* _Extracted information_:

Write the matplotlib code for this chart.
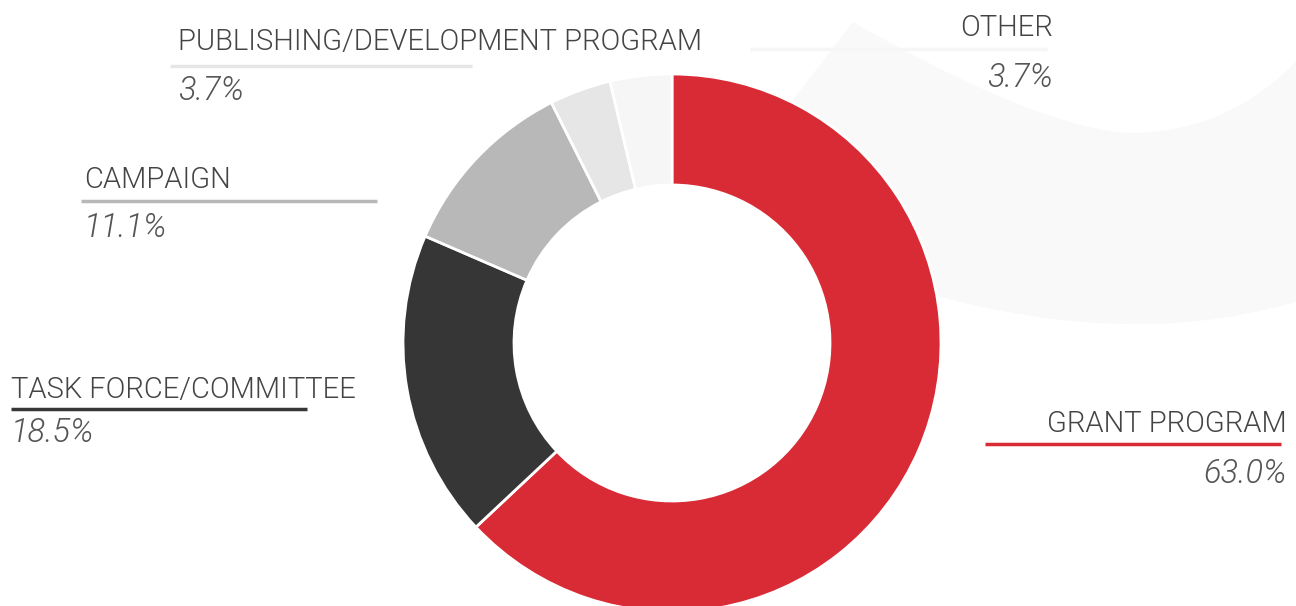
import matplotlib
matplotlib.use("Agg")
import matplotlib.pyplot as plt
from matplotlib.path import Path
from matplotlib.patches import PathPatch

# slice data, clockwise from the top
categories = ["GRANT PROGRAM", "TASK FORCE/COMMITTEE", "CAMPAIGN",
              "PUBLISHING/DEVELOPMENT PROGRAM", "OTHER"]
shares = [63.0, 18.5, 11.1, 3.7, 3.7]
colors = ["#d92b35", "#363636", "#b8b8b8", "#e6e6e6", "#f6f6f6"]

W, H = 1296, 606


# picture y (from top) -> data y
def py(y):
    return H - y


fig = plt.figure(figsize=(W / 100, H / 100), dpi=100)
ax = fig.add_axes([0, 0, 1, 1])

# faint decorative band behind the donut
band = [(853, 22), (940, 72), (1060, 132), (1133, 133),
        (1200, 132), (1262, 105), (1310, 45),
        (1310, 298),
        (1250, 316), (1190, 325), (1133, 324),
        (1060, 324), (985, 310), (927, 293),
        (880, 258), (762, 140), (853, 22)]
codes = [Path.MOVETO, Path.CURVE4, Path.CURVE4, Path.CURVE4,
         Path.CURVE4, Path.CURVE4, Path.CURVE4,
         Path.LINETO,
         Path.CURVE4, Path.CURVE4, Path.CURVE4,
         Path.CURVE4, Path.CURVE4, Path.CURVE4,
         Path.LINETO, Path.LINETO, Path.CLOSEPOLY]
band_path = Path([(x, py(y)) for x, y in band], codes)
ax.add_patch(PathPatch(band_path, facecolor="#f9f9f9", edgecolor="none", zorder=0))

# donut
cx, cy, r_out, r_in = 672, 343, 269, 158
ax.pie(shares, colors=colors, startangle=90, counterclock=False,
       center=(cx, py(cy)), radius=r_out,
       wedgeprops=dict(width=r_out - r_in, edgecolor="white", linewidth=2),
       frame=True)

# label layout: x, name baseline, pct baseline, alignment, line x0, x1, line y
layout = {
    "GRANT PROGRAM": (1287, 432, 483, "right", 985, 1281, 444),
    "TASK FORCE/COMMITTEE": (11, 398, 442, "left", 11, 307, 409),
    "CAMPAIGN": (84, 188, 237, "left", 81, 377, 201),
    "PUBLISHING/DEVELOPMENT PROGRAM": (178, 50, 100, "left", 170, 472, 66),
    "OTHER": (1053, 36, 87, "right", 750, 1047, 49),
}

for name, share, col in zip(categories, shares, colors):
    x, yb, yp, ha, x0, x1, yl = layout[name]
    ax.plot([x0, x1], [py(yl), py(yl)], color=col, lw=2.5,
            solid_capstyle="butt", zorder=3)
    ax.text(x, py(yb), name, ha=ha, va="baseline", fontsize=21,
            family="Roboto", fontweight=300, color="#444444")
    ax.text(x, py(yp), f"{share:.1f}%", ha=ha, va="baseline", fontsize=23.5,
            family="Roboto", fontweight=300, style="italic", color="#555555")

ax.set_xlim(0, W)
ax.set_ylim(0, H)
ax.set_aspect("equal")
ax.axis("off")

fig.savefig("out.png", dpi=100, facecolor="white")
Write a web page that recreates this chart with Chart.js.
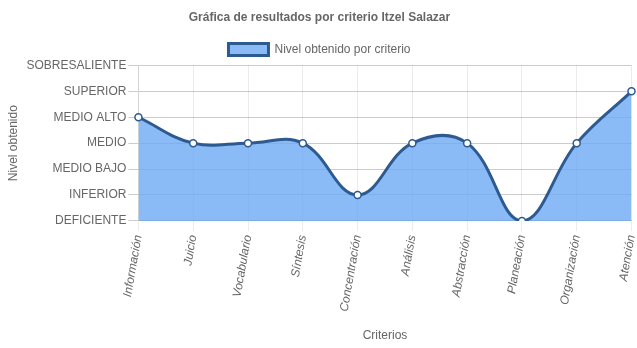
<!DOCTYPE html>
<html>
<head>
<meta charset="utf-8">
<script src="https://cdn.jsdelivr.net/npm/chart.js@4/dist/chart.umd.min.js"></script>
<style>
	html, body { margin: 0; padding: 0; background: #fff; }
	#wrap { width: 637px; height: 348px; }
</style>
</head>
<body>
<div id="wrap"><canvas id="grafica"></canvas></div>
<script>
const CRITERIOS = ['Información', 'Juicio', 'Vocabulario', 'Síntesis', 'Concentración', 'Análisis', 'Abstracción', 'Planeación', 'Organización', 'Atención'];
const NIVELES = ['DEFICIENTE', 'INFERIOR', 'MEDIO BAJO', 'MEDIO', 'MEDIO ALTO', 'SUPERIOR', 'SOBRESALIENTE'];
const RESULTADOS = [4, 3, 3, 3, 1, 3, 3, 0, 3, 5];

Chart.defaults.font.family = '"Liberation Sans", Arial, sans-serif';
Chart.defaults.font.size = 12;
Chart.defaults.color = '#666';

new Chart(document.getElementById('grafica').getContext('2d'), {
	type: 'line',
	data: {
		labels: CRITERIOS,
		datasets: [{
			label: 'Nivel obtenido por criterio',
			data: RESULTADOS,
			backgroundColor: 'rgba(110, 170, 245, 0.8)',
			borderColor: '#2d5a8f',
			borderWidth: 3,
			pointBackgroundColor: '#fff',
			pointBorderColor: '#2d5a8f',
			pointBorderWidth: 1.5,
			pointRadius: 3.5,
			tension: 0.4,
			fill: true
		}]
	},
	options: {
		responsive: true,
		maintainAspectRatio: false,
		animation: false,
		layout: {padding: {top: 0, right: 0, bottom: 0, left: 2}},
		plugins: {
			title: {
				display: true,
				text: 'Gráfica de resultados por criterio Itzel Salazar',
				font: {weight: 'bold', size: 12},
				padding: {top: 10, bottom: 8}
			},
			legend: {
				labels: {boxWidth: 40, boxHeight: 12, padding: 11}
			}
		},
		scales: {
			x: {
				title: {display: true, text: 'Criterios', padding: {top: 13, bottom: 5}},
				ticks: {minRotation: 80, maxRotation: 80, font: {style: 'italic'}},
				grid: {color: 'rgba(0,0,0,0.08)', tickLength: 10},
				afterFit: s => { s.paddingRight = 0; }
			},
			y: {
				min: 0,
				max: 6,
				title: {display: true, text: 'Nivel obtenido'},
				ticks: {
					stepSize: 1,
					padding: 2,
					callback: v => NIVELES[v]
				},
				grid: {color: 'rgba(0,0,0,0.2)', tickLength: 10}
			}
		}
	}
});
</script>
</body>
</html>
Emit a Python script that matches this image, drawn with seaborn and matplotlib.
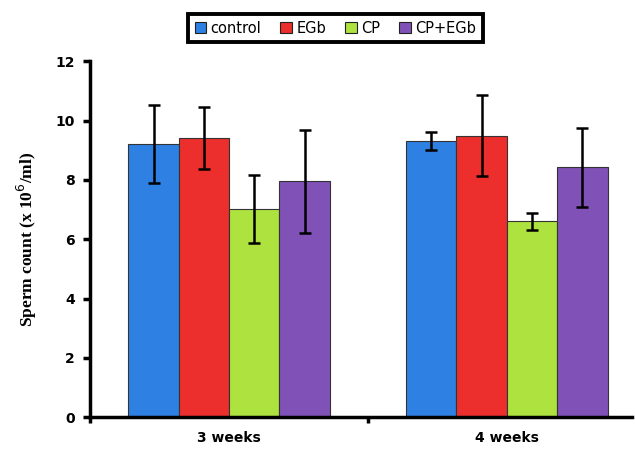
import pandas as pd
import matplotlib
matplotlib.use("Agg")
import matplotlib.pyplot as plt
import seaborn as sns

# Data
weeks = ["3 weeks", "4 weeks"]
groups = ["control", "EGb", "CP", "CP+EGb"]
week3_mean = [9.22, 9.40, 7.01, 7.95]
week3_err = [1.32, 1.04, 1.15, 1.74]
week4_mean = [9.30, 9.49, 6.60, 8.42]
week4_err = [0.30, 1.36, 0.29, 1.32]
colors = ["#2E80E2", "#EC2F2C", "#AEE33F", "#8052B7"]

df = pd.DataFrame({
    "week": [weeks[0]] * 4 + [weeks[1]] * 4,
    "group": groups * 2,
    "count": week3_mean + week4_mean,
    "err": week3_err + week4_err,
})

sns.set_style("ticks", {"axes.edgecolor": "black", "xtick.color": "black",
                        "ytick.color": "black", "text.color": "black",
                        "axes.labelcolor": "black"})
plt.rcParams["font.family"] = ["DejaVu Sans"]

fig = plt.figure(figsize=(6.35, 4.5), dpi=100)
ax = fig.add_axes([0.142, 0.073, 0.853, 0.791])

sns.barplot(
    data=df, x="week", y="count", hue="group",
    order=weeks, hue_order=groups, palette=colors,
    width=0.725, errorbar=None, edgecolor="#333333", linewidth=0.8,
    saturation=1, ax=ax
)

# error bars at the centre of each bar
for cont, g in zip(ax.containers, groups):
    sub = df[df["group"] == g].set_index("week").loc[weeks]
    xs = [p.get_x() + p.get_width() / 2 for p in cont.patches]
    ax.errorbar(xs, sub["count"], yerr=sub["err"], fmt="none",
                ecolor="black", elinewidth=1.8, capsize=4, capthick=1.8, zorder=5)

ax.set_ylim(0, 12)
ax.set_xlim(-0.5, 1.45)
ax.set_yticks(range(0, 13, 2))
ax.set_xticks([-0.5, 0.5])
ax.set_xticklabels([])
ax.set_xticks([0, 1], minor=True)
ax.set_xticklabels(weeks, minor=True, fontweight="bold", fontsize=10)
ax.tick_params(axis="x", which="minor", length=0, pad=10)
ax.tick_params(axis="x", which="major", length=4, width=2.5, direction="out")
ax.tick_params(axis="y", length=5, width=2.5, labelsize=10, pad=6)
for lab in ax.get_yticklabels():
    lab.set_fontweight("bold")

ax.set_xlabel("")
ax.set_ylabel("Sperm count (x 10$^{6}$/ml)", family="Liberation Serif",
              fontweight="bold", fontsize=12.5, labelpad=12)

sns.despine(ax=ax)
for s in ["left", "bottom"]:
    ax.spines[s].set_linewidth(2.5)

ax.get_legend().remove()
handles = [plt.Rectangle((0, 0), 1, 1, facecolor=c, edgecolor="#222222", linewidth=0.8)
           for c in colors]
leg = fig.legend(handles, groups, loc="upper center", ncol=4,
                 bbox_to_anchor=(0.528, 0.975), fancybox=False, frameon=True,
                 framealpha=1, handlelength=0.8, handleheight=0.8,
                 handletextpad=0.3, columnspacing=1.3, borderpad=0.45,
                 borderaxespad=0.2, fontsize=10.5)
leg.get_frame().set_edgecolor("black")
leg.get_frame().set_linewidth(2.8)

fig.savefig("out.png", dpi=100)
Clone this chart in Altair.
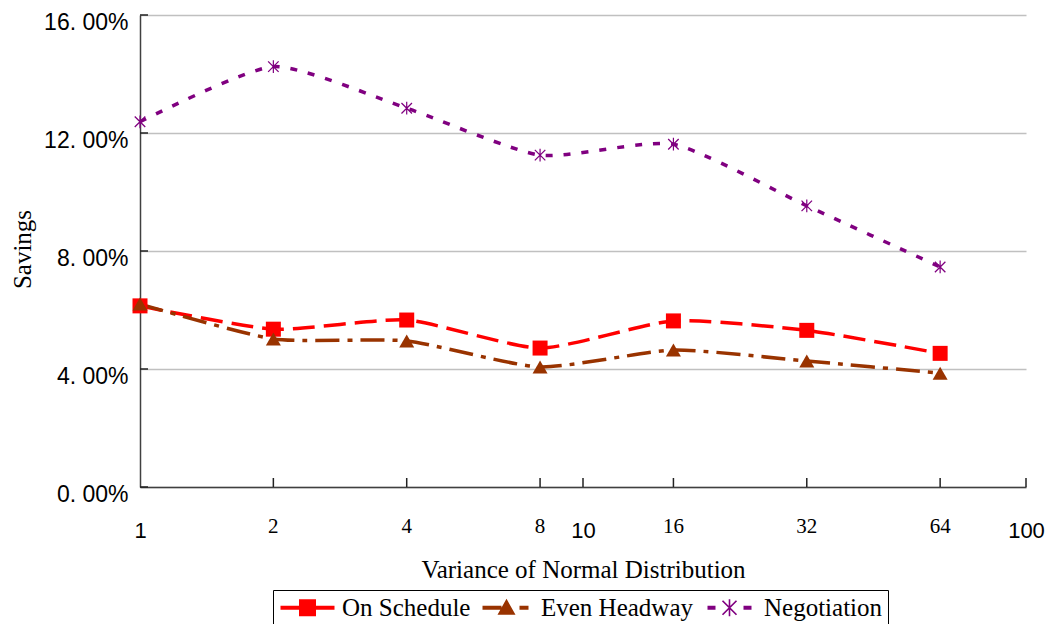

* _Objective_:
Output exactly the span of lines from the top of the listing through the line holding "ax = fig.add_axes([0, 0, 1, 1])", and leave every picture out.

* _Result for this task_:
Write the matplotlib code for this chart.
import matplotlib
matplotlib.use("Agg")
import matplotlib.pyplot as plt
from matplotlib.path import Path
from matplotlib.patches import PathPatch

# slice data, clockwise from the top
categories = ["GRANT PROGRAM", "TASK FORCE/COMMITTEE", "CAMPAIGN",
              "PUBLISHING/DEVELOPMENT PROGRAM", "OTHER"]
shares = [63.0, 18.5, 11.1, 3.7, 3.7]
colors = ["#d92b35", "#363636", "#b8b8b8", "#e6e6e6", "#f6f6f6"]

W, H = 1296, 606


# picture y (from top) -> data y
def py(y):
    return H - y


fig = plt.figure(figsize=(W / 100, H / 100), dpi=100)
ax = fig.add_axes([0, 0, 1, 1])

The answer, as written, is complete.